#### TASK TO CARRY OUT:
Copy out each line featuring the string "this" from the entries beneath.

#### INPUT ROWS:

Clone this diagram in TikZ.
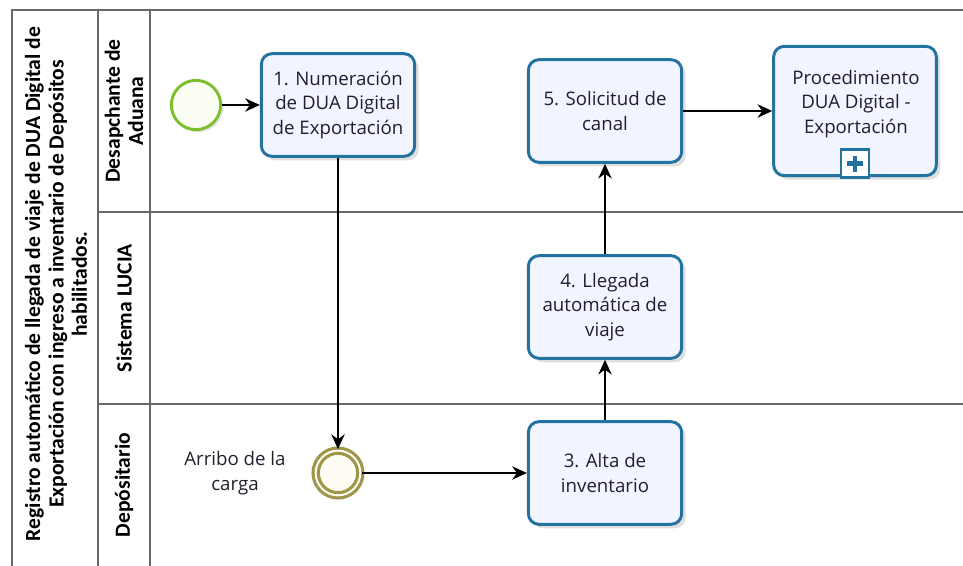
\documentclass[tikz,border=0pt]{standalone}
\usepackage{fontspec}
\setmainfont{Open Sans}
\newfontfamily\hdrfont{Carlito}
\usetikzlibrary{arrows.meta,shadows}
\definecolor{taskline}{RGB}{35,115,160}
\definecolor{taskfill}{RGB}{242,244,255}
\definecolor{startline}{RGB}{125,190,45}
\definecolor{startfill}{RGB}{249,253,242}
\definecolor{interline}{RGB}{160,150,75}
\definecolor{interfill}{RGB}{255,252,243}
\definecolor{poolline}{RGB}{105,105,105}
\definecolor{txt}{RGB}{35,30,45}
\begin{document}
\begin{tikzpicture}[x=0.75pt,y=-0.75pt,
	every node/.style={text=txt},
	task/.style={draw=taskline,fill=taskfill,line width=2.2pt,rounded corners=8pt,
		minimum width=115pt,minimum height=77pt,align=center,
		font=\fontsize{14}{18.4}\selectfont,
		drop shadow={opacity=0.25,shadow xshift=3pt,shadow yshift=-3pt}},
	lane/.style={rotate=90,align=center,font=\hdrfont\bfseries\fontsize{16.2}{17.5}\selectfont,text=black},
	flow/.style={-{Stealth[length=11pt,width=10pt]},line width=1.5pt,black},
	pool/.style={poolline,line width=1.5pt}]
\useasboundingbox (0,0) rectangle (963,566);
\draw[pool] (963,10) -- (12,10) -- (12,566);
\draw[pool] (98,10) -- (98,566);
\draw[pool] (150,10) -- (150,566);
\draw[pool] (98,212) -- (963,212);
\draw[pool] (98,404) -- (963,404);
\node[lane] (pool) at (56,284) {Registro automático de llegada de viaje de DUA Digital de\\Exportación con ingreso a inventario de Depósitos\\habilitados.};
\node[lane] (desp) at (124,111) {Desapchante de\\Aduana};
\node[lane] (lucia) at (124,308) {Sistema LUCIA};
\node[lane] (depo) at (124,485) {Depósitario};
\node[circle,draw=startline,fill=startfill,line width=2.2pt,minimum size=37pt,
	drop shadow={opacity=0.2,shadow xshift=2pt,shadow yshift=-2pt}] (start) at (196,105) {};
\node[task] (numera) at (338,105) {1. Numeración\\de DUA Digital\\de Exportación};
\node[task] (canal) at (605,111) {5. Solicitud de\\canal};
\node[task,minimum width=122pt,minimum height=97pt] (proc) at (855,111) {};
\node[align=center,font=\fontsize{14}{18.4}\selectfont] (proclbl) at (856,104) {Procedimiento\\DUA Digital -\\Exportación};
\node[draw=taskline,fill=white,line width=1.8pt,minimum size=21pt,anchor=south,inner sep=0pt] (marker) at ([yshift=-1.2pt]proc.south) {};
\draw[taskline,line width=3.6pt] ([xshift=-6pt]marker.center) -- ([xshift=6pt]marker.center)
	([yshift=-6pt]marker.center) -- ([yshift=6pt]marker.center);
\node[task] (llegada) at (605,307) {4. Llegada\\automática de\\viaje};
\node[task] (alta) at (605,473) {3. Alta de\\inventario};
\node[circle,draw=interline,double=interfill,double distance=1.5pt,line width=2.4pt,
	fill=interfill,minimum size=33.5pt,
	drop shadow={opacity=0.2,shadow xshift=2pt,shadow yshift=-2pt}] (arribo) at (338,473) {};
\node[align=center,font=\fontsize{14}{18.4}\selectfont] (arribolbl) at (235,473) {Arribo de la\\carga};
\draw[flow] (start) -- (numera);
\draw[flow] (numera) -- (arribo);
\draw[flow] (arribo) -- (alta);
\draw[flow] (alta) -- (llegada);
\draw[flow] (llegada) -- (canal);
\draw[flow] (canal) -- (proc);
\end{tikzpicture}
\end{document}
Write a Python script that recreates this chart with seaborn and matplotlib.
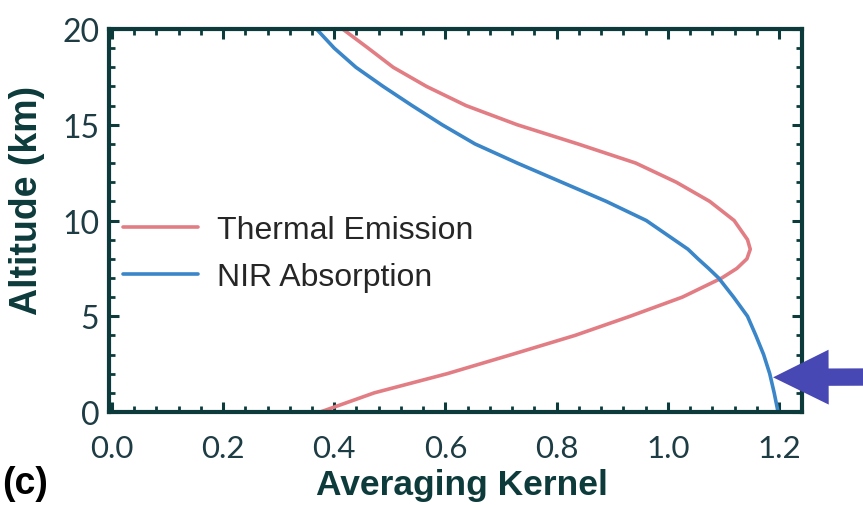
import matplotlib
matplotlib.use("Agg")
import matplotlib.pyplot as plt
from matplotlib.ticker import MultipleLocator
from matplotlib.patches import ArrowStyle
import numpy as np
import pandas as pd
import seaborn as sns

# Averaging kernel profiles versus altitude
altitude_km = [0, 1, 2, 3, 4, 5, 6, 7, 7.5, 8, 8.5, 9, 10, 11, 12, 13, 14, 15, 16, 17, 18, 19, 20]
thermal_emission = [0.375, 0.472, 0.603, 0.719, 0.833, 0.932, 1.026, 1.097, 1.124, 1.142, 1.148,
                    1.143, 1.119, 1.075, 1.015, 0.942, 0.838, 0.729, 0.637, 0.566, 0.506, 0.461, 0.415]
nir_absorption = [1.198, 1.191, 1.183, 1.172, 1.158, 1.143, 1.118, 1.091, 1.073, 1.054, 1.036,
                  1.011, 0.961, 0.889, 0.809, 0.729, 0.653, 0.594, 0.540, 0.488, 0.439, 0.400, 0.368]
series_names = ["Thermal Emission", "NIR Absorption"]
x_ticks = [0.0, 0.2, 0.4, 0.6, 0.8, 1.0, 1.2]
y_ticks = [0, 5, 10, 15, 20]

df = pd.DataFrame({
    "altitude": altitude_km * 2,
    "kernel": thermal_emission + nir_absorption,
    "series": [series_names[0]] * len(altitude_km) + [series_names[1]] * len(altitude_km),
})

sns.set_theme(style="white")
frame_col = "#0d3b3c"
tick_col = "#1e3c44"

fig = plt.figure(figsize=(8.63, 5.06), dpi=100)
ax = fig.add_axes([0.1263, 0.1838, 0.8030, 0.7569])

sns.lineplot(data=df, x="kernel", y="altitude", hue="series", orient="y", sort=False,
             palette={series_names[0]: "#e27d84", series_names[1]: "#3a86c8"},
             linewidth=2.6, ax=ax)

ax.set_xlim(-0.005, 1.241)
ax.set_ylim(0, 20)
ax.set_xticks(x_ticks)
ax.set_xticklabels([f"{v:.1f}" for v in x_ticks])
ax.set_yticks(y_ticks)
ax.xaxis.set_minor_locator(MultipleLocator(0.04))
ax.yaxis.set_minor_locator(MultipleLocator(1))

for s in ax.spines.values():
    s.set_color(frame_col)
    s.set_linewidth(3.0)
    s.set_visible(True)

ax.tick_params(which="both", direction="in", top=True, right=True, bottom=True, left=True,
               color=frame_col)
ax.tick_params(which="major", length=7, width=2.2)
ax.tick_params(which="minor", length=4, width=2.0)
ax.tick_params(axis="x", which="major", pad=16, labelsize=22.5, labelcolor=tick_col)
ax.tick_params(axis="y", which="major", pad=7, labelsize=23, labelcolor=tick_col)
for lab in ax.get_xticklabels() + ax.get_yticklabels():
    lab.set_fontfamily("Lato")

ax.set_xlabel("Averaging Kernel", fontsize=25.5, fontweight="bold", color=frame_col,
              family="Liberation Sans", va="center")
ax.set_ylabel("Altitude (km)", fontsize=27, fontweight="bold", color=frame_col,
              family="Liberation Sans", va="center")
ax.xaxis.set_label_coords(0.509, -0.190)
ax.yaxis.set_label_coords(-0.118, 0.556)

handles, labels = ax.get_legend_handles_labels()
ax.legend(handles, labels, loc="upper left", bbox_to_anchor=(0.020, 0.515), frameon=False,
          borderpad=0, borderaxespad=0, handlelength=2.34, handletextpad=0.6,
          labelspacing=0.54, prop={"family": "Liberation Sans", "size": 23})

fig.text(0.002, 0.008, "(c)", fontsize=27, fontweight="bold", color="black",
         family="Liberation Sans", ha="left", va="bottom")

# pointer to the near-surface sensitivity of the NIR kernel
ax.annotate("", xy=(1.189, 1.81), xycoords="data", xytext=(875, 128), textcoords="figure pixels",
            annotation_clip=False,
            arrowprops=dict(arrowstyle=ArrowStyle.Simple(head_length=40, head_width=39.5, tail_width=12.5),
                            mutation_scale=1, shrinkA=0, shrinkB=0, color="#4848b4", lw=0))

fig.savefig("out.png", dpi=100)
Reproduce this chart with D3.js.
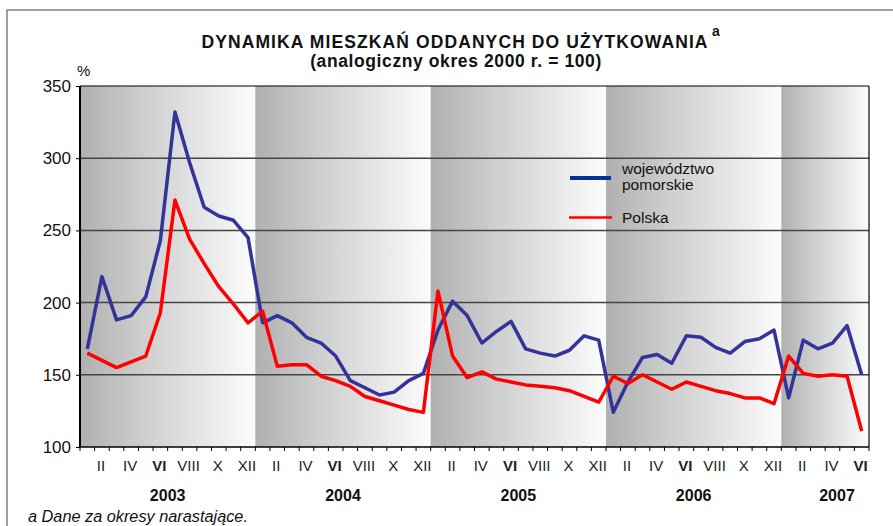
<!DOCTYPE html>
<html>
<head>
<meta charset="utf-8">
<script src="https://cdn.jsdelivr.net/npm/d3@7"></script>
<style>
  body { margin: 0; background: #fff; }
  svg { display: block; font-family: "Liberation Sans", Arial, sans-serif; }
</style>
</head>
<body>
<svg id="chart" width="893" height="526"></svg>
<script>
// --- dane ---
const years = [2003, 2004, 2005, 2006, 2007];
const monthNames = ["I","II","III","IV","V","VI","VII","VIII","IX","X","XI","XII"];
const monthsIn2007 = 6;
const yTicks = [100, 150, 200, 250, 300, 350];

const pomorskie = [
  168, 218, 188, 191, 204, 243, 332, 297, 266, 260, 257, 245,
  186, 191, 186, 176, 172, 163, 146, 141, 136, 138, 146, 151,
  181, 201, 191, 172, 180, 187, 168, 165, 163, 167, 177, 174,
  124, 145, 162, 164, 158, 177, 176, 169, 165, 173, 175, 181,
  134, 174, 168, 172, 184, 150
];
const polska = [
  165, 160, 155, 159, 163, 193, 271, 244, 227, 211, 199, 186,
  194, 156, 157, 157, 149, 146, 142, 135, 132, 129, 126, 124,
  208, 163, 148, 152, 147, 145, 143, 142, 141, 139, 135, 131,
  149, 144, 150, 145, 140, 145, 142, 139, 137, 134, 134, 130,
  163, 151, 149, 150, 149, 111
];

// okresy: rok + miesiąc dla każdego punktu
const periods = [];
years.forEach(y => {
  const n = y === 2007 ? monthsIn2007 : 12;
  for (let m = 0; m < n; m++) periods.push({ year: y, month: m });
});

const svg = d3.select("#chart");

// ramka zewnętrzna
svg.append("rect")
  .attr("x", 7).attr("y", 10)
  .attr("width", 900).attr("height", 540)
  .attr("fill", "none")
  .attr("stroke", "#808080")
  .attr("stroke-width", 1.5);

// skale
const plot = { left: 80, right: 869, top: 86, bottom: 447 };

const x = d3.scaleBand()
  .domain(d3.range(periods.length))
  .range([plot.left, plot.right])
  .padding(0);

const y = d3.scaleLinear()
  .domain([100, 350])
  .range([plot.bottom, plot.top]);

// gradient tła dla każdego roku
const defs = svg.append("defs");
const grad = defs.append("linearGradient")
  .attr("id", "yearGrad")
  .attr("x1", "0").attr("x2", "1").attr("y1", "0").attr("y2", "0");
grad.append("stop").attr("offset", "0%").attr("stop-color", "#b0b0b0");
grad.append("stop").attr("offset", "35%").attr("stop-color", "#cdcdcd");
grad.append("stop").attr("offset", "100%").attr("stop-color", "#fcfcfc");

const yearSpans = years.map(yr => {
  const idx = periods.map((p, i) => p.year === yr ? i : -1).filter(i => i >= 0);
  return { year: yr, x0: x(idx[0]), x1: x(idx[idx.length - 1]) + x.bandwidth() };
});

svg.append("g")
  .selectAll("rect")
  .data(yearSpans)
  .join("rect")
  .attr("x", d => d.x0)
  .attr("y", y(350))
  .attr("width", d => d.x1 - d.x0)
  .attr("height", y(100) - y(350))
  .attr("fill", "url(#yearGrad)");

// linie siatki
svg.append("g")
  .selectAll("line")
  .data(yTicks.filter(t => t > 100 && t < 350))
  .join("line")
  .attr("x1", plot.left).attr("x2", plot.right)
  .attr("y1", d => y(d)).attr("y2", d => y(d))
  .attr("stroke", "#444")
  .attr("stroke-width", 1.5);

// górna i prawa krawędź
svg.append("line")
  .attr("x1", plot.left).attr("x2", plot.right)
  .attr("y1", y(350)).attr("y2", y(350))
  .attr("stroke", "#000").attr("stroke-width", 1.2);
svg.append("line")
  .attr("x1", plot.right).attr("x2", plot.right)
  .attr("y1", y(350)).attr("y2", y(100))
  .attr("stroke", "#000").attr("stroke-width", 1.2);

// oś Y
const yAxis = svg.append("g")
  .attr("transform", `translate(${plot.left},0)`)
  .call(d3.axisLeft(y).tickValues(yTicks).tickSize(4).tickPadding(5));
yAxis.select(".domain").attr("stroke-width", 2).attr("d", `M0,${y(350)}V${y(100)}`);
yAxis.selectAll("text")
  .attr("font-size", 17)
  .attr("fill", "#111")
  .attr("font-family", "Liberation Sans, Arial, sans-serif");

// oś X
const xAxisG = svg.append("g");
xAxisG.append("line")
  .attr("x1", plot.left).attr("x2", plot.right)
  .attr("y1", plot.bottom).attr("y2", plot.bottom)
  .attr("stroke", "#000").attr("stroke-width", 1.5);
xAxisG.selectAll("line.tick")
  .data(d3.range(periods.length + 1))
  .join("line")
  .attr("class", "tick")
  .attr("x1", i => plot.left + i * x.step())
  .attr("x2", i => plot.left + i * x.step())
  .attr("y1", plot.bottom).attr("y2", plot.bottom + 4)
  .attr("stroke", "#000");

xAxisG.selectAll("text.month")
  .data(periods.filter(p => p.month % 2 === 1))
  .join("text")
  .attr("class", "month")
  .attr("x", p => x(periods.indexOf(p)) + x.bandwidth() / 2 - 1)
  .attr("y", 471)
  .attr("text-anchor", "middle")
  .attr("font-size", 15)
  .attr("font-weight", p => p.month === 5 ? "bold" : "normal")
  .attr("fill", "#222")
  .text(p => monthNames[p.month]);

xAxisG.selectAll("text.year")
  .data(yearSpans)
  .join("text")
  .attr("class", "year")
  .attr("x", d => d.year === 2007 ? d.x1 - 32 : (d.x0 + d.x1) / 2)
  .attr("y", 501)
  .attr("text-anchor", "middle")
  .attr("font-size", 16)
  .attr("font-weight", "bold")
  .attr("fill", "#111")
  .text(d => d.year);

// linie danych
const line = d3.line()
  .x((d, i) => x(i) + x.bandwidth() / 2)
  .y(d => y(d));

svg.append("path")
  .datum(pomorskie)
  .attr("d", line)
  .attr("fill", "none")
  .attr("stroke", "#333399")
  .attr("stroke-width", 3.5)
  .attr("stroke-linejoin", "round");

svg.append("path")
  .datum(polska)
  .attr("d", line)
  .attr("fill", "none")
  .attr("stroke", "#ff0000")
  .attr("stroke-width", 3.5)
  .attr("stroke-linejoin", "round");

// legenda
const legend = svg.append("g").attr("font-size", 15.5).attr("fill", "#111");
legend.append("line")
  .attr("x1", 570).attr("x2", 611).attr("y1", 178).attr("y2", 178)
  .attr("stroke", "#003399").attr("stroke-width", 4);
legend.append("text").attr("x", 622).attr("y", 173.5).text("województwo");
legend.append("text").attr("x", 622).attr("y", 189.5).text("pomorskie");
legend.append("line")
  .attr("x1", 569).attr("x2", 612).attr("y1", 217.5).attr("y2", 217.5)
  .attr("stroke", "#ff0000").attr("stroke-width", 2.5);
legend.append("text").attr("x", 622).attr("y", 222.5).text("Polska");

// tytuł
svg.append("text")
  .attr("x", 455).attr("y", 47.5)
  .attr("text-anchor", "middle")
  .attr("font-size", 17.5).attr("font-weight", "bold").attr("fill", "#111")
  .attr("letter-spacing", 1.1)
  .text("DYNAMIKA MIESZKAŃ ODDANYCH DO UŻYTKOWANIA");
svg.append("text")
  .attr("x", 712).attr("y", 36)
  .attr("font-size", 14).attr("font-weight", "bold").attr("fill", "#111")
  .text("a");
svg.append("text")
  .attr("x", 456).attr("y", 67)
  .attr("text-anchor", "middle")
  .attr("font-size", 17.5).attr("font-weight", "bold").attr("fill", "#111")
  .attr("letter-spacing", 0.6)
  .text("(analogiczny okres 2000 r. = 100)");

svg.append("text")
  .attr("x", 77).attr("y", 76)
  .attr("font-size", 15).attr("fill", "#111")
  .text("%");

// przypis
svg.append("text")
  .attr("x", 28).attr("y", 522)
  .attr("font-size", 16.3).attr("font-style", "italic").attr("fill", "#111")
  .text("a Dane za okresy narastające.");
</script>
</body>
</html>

#### EXERCISE SOLUTION:
Clone this diagram in TikZ.
Write a Python script that recreates this chart with seaborn and matplotlib.
Reproduce this chart with D3.js.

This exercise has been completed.